● Your goal
Transcribe all of the material exactly. Any picture in it should be left out.

===============

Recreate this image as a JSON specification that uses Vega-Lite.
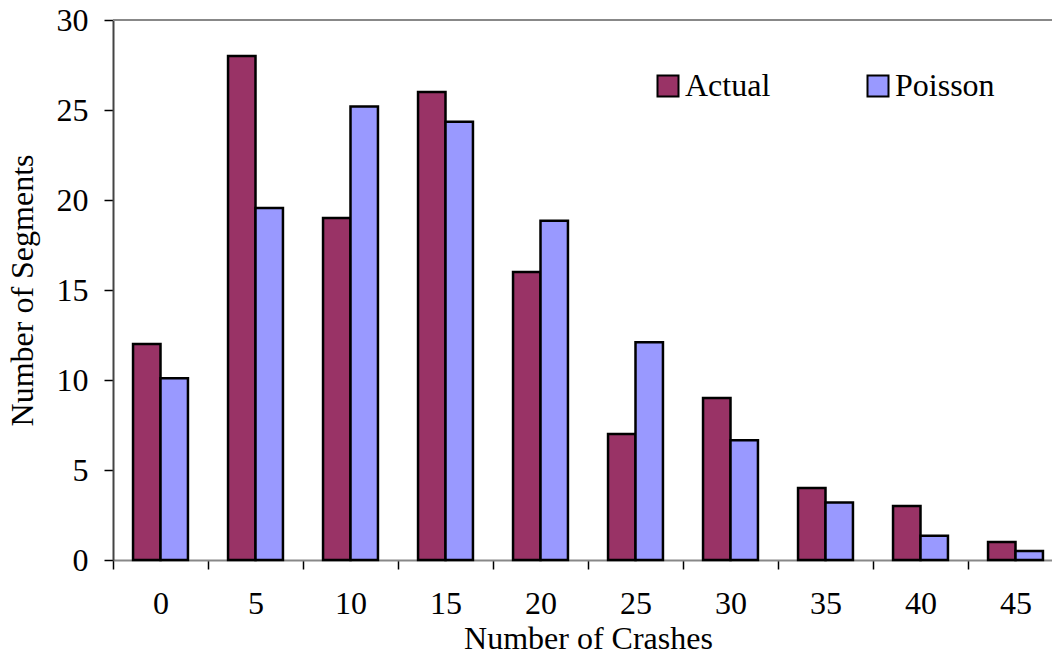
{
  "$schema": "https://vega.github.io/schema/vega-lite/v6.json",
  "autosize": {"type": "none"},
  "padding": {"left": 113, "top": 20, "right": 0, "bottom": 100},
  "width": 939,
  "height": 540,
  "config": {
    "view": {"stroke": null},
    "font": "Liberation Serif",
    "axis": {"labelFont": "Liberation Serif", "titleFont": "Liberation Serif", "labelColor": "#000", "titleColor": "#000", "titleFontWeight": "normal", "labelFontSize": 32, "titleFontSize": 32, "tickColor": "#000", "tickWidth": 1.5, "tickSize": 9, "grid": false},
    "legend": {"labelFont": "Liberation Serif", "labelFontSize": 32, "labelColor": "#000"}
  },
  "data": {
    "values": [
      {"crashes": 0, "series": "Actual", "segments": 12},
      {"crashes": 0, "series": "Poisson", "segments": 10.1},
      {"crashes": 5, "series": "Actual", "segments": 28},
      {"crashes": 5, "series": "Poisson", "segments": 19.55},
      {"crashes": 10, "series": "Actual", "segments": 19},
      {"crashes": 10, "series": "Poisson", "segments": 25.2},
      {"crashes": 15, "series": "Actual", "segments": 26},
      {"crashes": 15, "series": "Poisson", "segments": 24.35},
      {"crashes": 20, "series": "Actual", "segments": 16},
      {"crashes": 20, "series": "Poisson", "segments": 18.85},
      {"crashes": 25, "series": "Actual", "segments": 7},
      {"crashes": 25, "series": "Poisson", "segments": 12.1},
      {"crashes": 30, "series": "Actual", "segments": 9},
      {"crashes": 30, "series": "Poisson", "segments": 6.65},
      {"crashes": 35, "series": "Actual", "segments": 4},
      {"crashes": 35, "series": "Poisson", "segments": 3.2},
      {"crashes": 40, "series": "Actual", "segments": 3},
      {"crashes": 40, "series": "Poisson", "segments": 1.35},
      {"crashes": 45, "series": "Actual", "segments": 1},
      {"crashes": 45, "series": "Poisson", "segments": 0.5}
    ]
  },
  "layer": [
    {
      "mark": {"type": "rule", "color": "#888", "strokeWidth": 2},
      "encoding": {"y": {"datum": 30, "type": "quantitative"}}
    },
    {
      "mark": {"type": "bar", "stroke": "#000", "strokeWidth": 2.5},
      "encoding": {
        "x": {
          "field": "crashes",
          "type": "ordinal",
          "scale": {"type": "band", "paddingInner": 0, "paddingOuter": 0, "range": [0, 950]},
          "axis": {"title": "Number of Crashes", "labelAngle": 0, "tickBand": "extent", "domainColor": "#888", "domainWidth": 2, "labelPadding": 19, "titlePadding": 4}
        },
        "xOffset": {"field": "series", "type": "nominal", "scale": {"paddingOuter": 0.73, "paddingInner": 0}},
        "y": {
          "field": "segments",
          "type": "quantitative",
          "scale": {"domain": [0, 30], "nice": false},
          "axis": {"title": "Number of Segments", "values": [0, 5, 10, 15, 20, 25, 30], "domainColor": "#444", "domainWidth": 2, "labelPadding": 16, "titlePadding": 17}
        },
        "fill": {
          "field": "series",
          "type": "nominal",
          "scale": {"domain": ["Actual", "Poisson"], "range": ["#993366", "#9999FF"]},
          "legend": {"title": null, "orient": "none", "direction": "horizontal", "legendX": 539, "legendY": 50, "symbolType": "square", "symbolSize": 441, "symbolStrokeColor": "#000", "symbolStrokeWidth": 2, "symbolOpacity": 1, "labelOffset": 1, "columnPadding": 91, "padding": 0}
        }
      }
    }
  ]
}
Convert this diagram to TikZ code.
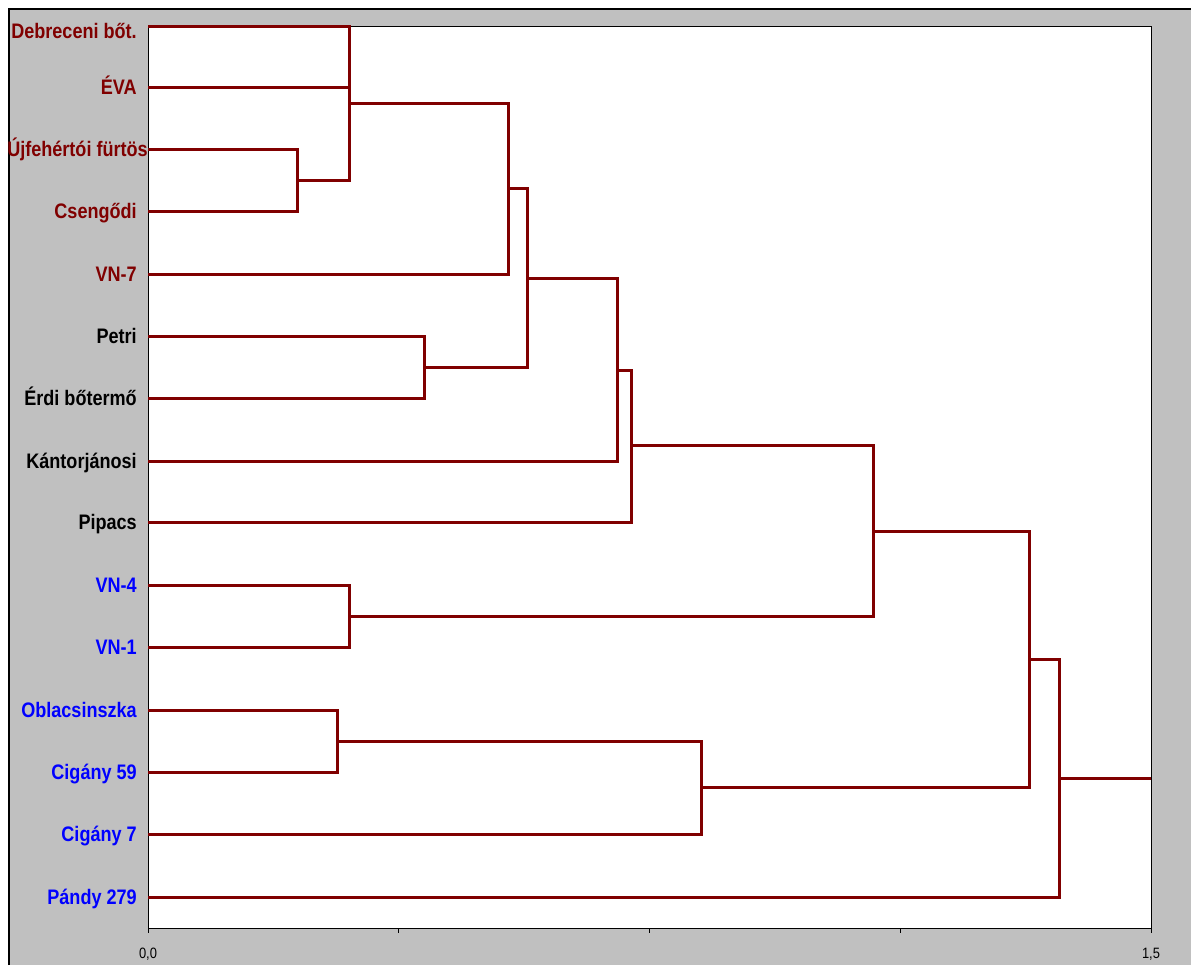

===============

● The reply
Recreate this image as a JSON specification that uses Vega-Lite.
{
  "$schema": "https://vega.github.io/schema/vega-lite/v6.json",
  "autosize": {"type": "none"},
  "padding": {"left": 113, "top": 20, "right": 0, "bottom": 100},
  "width": 939,
  "height": 540,
  "config": {
    "view": {"stroke": null},
    "font": "Liberation Serif",
    "axis": {"labelFont": "Liberation Serif", "titleFont": "Liberation Serif", "labelColor": "#000", "titleColor": "#000", "titleFontWeight": "normal", "labelFontSize": 32, "titleFontSize": 32, "tickColor": "#000", "tickWidth": 1.5, "tickSize": 9, "grid": false},
    "legend": {"labelFont": "Liberation Serif", "labelFontSize": 32, "labelColor": "#000"}
  },
  "data": {
    "values": [
      {"crashes": 0, "series": "Actual", "segments": 12},
      {"crashes": 0, "series": "Poisson", "segments": 10.1},
      {"crashes": 5, "series": "Actual", "segments": 28},
      {"crashes": 5, "series": "Poisson", "segments": 19.55},
      {"crashes": 10, "series": "Actual", "segments": 19},
      {"crashes": 10, "series": "Poisson", "segments": 25.2},
      {"crashes": 15, "series": "Actual", "segments": 26},
      {"crashes": 15, "series": "Poisson", "segments": 24.35},
      {"crashes": 20, "series": "Actual", "segments": 16},
      {"crashes": 20, "series": "Poisson", "segments": 18.85},
      {"crashes": 25, "series": "Actual", "segments": 7},
      {"crashes": 25, "series": "Poisson", "segments": 12.1},
      {"crashes": 30, "series": "Actual", "segments": 9},
      {"crashes": 30, "series": "Poisson", "segments": 6.65},
      {"crashes": 35, "series": "Actual", "segments": 4},
      {"crashes": 35, "series": "Poisson", "segments": 3.2},
      {"crashes": 40, "series": "Actual", "segments": 3},
      {"crashes": 40, "series": "Poisson", "segments": 1.35},
      {"crashes": 45, "series": "Actual", "segments": 1},
      {"crashes": 45, "series": "Poisson", "segments": 0.5}
    ]
  },
  "layer": [
    {
      "mark": {"type": "rule", "color": "#888", "strokeWidth": 2},
      "encoding": {"y": {"datum": 30, "type": "quantitative"}}
    },
    {
      "mark": {"type": "bar", "stroke": "#000", "strokeWidth": 2.5},
      "encoding": {
        "x": {
          "field": "crashes",
          "type": "ordinal",
          "scale": {"type": "band", "paddingInner": 0, "paddingOuter": 0, "range": [0, 950]},
          "axis": {"title": "Number of Crashes", "labelAngle": 0, "tickBand": "extent", "domainColor": "#888", "domainWidth": 2, "labelPadding": 19, "titlePadding": 4}
        },
        "xOffset": {"field": "series", "type": "nominal", "scale": {"paddingOuter": 0.73, "paddingInner": 0}},
        "y": {
          "field": "segments",
          "type": "quantitative",
          "scale": {"domain": [0, 30], "nice": false},
          "axis": {"title": "Number of Segments", "values": [0, 5, 10, 15, 20, 25, 30], "domainColor": "#444", "domainWidth": 2, "labelPadding": 16, "titlePadding": 17}
        },
        "fill": {
          "field": "series",
          "type": "nominal",
          "scale": {"domain": ["Actual", "Poisson"], "range": ["#993366", "#9999FF"]},
          "legend": {"title": null, "orient": "none", "direction": "horizontal", "legendX": 539, "legendY": 50, "symbolType": "square", "symbolSize": 441, "symbolStrokeColor": "#000", "symbolStrokeWidth": 2, "symbolOpacity": 1, "labelOffset": 1, "columnPadding": 91, "padding": 0}
        }
      }
    }
  ]
}
Convert this diagram to TikZ code.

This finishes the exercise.